On a related issue, DOS also recently announced that, as of November 1, 2017, there are 30,259 EB-5 cases registered at the National Visa Center (NVC) processing center, waiting for final interviews, and in the case of mainland Chinese EB-5 applicants, waiting for their priority dates to become current. This is an increase of nearly 23% from last year. Each I-526 petition takes about 3 visas on average, so it will take about 3 years to clear this group of EB-5 visa applicants. The report also states that 26,725 Chinese EB-5 visa applicants are waiting at the NVC, accounting for 88% of the entire waiting list for EB-5 visa. There are 9,940 EB-5 visas allocated annually. This means that a mainland Chinese investor whose I-526 petition has been approved today, must potentially wait at least 3 years to get a final green card interview, as there are 30,259 cases ahead of the applicant. Since it is taking about 2 years to get a Form I-526 approved, the waiting line for mainland Chinese nationals, is presently about 5 years for people whose case has just been approved. For those filing now, it will be longer unless we get new legislation such as HR 392 (see below), or one of the other solutions.
Note, when trying to calculate the waiting line for Chinese applicants with pending Form I-526s, merely adding the number of pending, initial EB-5 applications to the number of people in line at the National Visa Center and with pending adjustment applications, is not likely to provide a precise answer to determine the mainland Chinese waiting line. Why? Neither USCIS nor NVC factor in the attrition rate. There are simply too many variables. For this reason, the State Department tends to provide a best case and worst-case scenario in terms of wait times. Also because of these variables, the DOS is reluctant to make long term predictions where there is no “clear visibility on number usage”. Is there an issue or problem, yes? How bad is the problem, it is serious? However, there are several solutions. At this time however, it is important to understand the attrition rate will be impacted by several variables. There are visa petition denials, and final immigrant visa interview denials, and there are people that drop out, and there are people that get divorced. There are even people who die. Hence, our four Ds: Denial, dropout, divorce and death all contribute to attrition.
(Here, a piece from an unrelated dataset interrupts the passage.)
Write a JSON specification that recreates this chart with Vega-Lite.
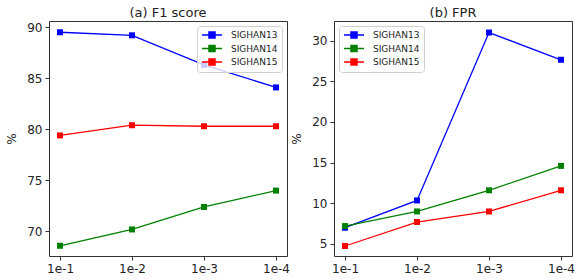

While we have been hoping congress will correct the program to 10,000 investors, not 3,000 investors and their families. Unfortunately, that doesn’t seem likely at this time absent successful litigation.
There is however some potential good news for mainland Chinese investors in the EB-5 waiting line. A new bill has been introduced in the U.S. House of Representatives called the Fairness for High-Skilled Immigrants Act of 2017 which would amend the Immigration and Nationality Act to: (1) eliminate the per country numerical limitation for employment-based immigrants and (2) modify the Chinese Student Protection Act of 1992 to eliminate the provision requiring the reduction of annual Chinese immigrant visas to offset status adjustments under such Act. This immigration bill has significant congressional support, with 301 current co-sponsors (nearly 70% of all representatives in the House of Representatives). Moreover, Senator Grassley and Representative Goodlatte, the two most powerful politicians in the Senate and House handling this immigration issue, have indicated they support the “Hatch” proposal, which, in general, endorses H.R. 392. If enacted, Chinese EB-5 investors with priority dates in 2014 and 2015 would be able to obtain an immigrant visa much more quickly, as one’s place in the waiting line will no longer dependent on the nation of chargeability.
Though there is still too much uncertainly to determine what will occur, it appears there is hope that meaningful EB-5 reform will occur in the coming year.